What the task asks: Write out again, word for word, the lines below from the line that holds "Write the TikZ code for this diagram." through the line that holds "(t1) -- (t1 |- s1);", omitting pictures.

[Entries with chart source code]
=====

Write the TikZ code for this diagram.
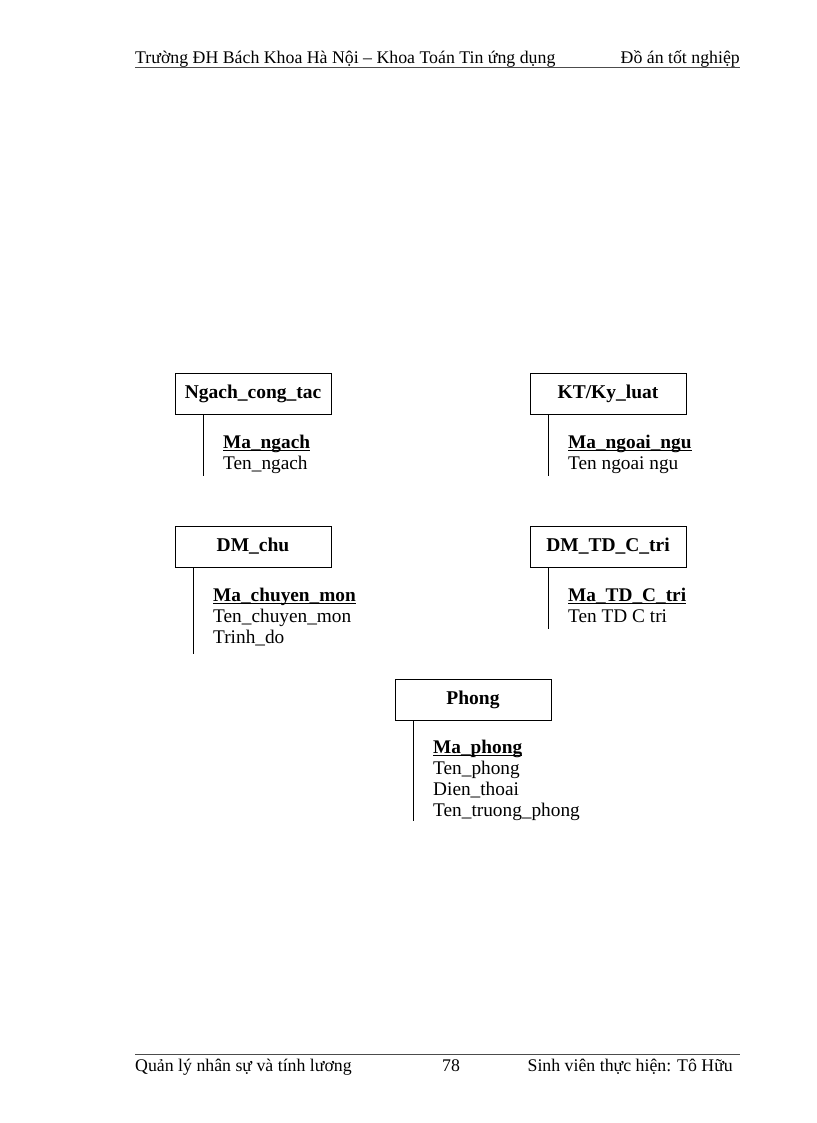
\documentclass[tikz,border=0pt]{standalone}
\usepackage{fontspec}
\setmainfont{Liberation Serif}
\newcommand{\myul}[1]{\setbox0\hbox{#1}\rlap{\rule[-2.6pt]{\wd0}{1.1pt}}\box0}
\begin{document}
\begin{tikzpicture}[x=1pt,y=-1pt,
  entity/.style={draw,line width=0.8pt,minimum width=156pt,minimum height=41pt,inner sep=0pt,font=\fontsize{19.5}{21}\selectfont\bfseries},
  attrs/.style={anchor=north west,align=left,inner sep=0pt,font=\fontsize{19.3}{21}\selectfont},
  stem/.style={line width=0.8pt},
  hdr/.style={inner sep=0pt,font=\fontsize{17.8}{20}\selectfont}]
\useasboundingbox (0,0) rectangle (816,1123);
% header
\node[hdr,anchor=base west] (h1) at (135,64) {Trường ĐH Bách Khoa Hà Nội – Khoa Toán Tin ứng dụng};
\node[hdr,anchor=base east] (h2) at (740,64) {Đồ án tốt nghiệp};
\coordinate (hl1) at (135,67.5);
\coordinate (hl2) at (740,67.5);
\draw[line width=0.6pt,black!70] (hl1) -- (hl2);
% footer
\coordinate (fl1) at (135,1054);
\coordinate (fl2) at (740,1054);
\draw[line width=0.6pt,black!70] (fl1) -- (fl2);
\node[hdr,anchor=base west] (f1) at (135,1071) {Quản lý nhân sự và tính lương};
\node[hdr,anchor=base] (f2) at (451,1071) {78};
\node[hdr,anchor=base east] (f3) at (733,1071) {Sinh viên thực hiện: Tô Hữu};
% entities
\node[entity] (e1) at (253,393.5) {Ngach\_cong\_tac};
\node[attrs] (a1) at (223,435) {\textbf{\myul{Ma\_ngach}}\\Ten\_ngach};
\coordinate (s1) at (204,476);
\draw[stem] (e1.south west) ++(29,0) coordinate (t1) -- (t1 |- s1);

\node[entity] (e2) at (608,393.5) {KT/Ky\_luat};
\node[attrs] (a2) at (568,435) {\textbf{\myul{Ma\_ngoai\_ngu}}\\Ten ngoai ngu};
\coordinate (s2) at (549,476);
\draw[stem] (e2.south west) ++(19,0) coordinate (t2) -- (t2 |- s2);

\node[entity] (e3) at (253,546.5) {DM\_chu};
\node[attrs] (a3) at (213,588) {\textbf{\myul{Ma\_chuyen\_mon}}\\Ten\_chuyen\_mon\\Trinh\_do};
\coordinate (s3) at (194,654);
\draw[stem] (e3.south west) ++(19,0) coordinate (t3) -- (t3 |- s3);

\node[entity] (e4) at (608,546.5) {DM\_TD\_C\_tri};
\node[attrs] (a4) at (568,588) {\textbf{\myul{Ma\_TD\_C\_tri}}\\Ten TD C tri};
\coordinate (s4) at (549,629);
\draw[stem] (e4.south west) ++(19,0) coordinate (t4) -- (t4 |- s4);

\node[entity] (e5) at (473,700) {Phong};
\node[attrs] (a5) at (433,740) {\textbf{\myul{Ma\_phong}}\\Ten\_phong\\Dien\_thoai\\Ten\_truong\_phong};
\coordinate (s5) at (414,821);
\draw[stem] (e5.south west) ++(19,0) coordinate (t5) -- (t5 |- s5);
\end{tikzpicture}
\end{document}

=====

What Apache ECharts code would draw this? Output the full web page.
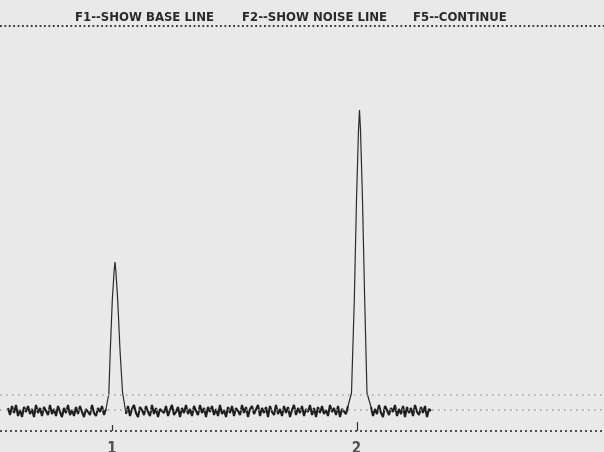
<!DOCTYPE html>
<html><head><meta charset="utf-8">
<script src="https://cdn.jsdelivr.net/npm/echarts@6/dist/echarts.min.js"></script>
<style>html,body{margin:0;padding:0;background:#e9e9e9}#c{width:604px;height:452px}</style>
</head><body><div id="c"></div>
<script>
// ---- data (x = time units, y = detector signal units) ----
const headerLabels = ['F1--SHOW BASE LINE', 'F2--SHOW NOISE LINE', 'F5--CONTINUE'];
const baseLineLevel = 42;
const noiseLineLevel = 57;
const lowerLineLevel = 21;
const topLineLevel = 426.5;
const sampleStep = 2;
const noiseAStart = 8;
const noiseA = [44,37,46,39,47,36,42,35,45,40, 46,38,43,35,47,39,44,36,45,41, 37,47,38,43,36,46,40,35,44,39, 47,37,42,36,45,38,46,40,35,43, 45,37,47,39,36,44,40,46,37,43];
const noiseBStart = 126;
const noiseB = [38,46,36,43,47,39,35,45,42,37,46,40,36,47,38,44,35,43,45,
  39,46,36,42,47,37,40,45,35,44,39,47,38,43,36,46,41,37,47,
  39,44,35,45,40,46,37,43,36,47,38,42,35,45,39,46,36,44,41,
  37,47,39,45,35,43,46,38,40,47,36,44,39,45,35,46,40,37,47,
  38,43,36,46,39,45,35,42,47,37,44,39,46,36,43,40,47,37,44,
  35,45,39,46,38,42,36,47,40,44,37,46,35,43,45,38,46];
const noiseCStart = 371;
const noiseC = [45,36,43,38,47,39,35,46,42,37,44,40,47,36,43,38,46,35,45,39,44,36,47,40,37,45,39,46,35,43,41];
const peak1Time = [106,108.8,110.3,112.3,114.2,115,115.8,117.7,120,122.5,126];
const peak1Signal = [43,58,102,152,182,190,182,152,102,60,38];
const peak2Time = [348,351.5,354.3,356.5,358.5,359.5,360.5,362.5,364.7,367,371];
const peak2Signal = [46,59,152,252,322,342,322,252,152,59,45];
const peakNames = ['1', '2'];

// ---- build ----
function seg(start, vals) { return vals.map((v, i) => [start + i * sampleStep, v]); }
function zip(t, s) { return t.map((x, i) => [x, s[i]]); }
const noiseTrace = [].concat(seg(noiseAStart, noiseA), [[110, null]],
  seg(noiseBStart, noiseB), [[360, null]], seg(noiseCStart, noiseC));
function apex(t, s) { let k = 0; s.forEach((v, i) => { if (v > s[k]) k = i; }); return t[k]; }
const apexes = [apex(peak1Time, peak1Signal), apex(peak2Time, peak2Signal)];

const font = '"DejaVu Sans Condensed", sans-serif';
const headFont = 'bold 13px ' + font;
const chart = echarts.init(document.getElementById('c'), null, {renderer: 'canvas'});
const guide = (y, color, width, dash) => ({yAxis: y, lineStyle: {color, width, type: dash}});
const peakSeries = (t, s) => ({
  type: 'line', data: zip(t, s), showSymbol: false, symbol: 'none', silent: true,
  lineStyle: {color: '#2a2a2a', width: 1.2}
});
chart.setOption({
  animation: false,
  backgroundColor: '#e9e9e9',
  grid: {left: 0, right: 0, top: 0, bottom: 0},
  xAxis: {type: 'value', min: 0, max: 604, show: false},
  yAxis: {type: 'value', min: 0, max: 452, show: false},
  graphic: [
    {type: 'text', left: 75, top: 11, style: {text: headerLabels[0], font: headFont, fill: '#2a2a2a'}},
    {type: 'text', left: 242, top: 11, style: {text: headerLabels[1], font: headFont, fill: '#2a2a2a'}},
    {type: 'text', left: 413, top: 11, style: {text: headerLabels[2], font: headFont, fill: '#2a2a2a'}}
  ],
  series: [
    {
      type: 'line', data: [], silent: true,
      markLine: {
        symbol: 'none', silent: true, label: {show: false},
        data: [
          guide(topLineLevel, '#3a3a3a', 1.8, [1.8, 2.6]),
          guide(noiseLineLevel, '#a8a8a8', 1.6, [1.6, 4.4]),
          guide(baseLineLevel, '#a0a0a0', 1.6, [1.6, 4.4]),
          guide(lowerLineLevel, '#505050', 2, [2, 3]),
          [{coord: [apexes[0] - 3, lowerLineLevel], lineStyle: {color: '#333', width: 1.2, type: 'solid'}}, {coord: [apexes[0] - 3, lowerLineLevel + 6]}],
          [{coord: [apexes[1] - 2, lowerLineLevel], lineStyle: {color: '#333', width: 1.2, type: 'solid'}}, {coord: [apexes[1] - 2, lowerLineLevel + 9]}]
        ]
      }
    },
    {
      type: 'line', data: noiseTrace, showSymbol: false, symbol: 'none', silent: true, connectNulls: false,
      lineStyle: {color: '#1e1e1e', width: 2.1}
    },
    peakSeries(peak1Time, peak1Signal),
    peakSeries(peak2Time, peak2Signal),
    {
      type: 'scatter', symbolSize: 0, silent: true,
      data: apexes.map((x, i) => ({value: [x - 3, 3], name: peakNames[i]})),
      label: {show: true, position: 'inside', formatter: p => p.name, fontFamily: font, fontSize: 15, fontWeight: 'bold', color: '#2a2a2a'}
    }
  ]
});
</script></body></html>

=====

Solution for this problem:
Write the TikZ code for this diagram.
\documentclass[tikz,border=0pt]{standalone}
\usepackage{fontspec}
\setmainfont{Liberation Serif}
\newcommand{\myul}[1]{\setbox0\hbox{#1}\rlap{\rule[-2.6pt]{\wd0}{1.1pt}}\box0}
\begin{document}
\begin{tikzpicture}[x=1pt,y=-1pt,
  entity/.style={draw,line width=0.8pt,minimum width=156pt,minimum height=41pt,inner sep=0pt,font=\fontsize{19.5}{21}\selectfont\bfseries},
  attrs/.style={anchor=north west,align=left,inner sep=0pt,font=\fontsize{19.3}{21}\selectfont},
  stem/.style={line width=0.8pt},
  hdr/.style={inner sep=0pt,font=\fontsize{17.8}{20}\selectfont}]
\useasboundingbox (0,0) rectangle (816,1123);
% header
\node[hdr,anchor=base west] (h1) at (135,64) {Trường ĐH Bách Khoa Hà Nội – Khoa Toán Tin ứng dụng};
\node[hdr,anchor=base east] (h2) at (740,64) {Đồ án tốt nghiệp};
\coordinate (hl1) at (135,67.5);
\coordinate (hl2) at (740,67.5);
\draw[line width=0.6pt,black!70] (hl1) -- (hl2);
% footer
\coordinate (fl1) at (135,1054);
\coordinate (fl2) at (740,1054);
\draw[line width=0.6pt,black!70] (fl1) -- (fl2);
\node[hdr,anchor=base west] (f1) at (135,1071) {Quản lý nhân sự và tính lương};
\node[hdr,anchor=base] (f2) at (451,1071) {78};
\node[hdr,anchor=base east] (f3) at (733,1071) {Sinh viên thực hiện: Tô Hữu};
% entities
\node[entity] (e1) at (253,393.5) {Ngach\_cong\_tac};
\node[attrs] (a1) at (223,435) {\textbf{\myul{Ma\_ngach}}\\Ten\_ngach};
\coordinate (s1) at (204,476);
\draw[stem] (e1.south west) ++(29,0) coordinate (t1) -- (t1 |- s1);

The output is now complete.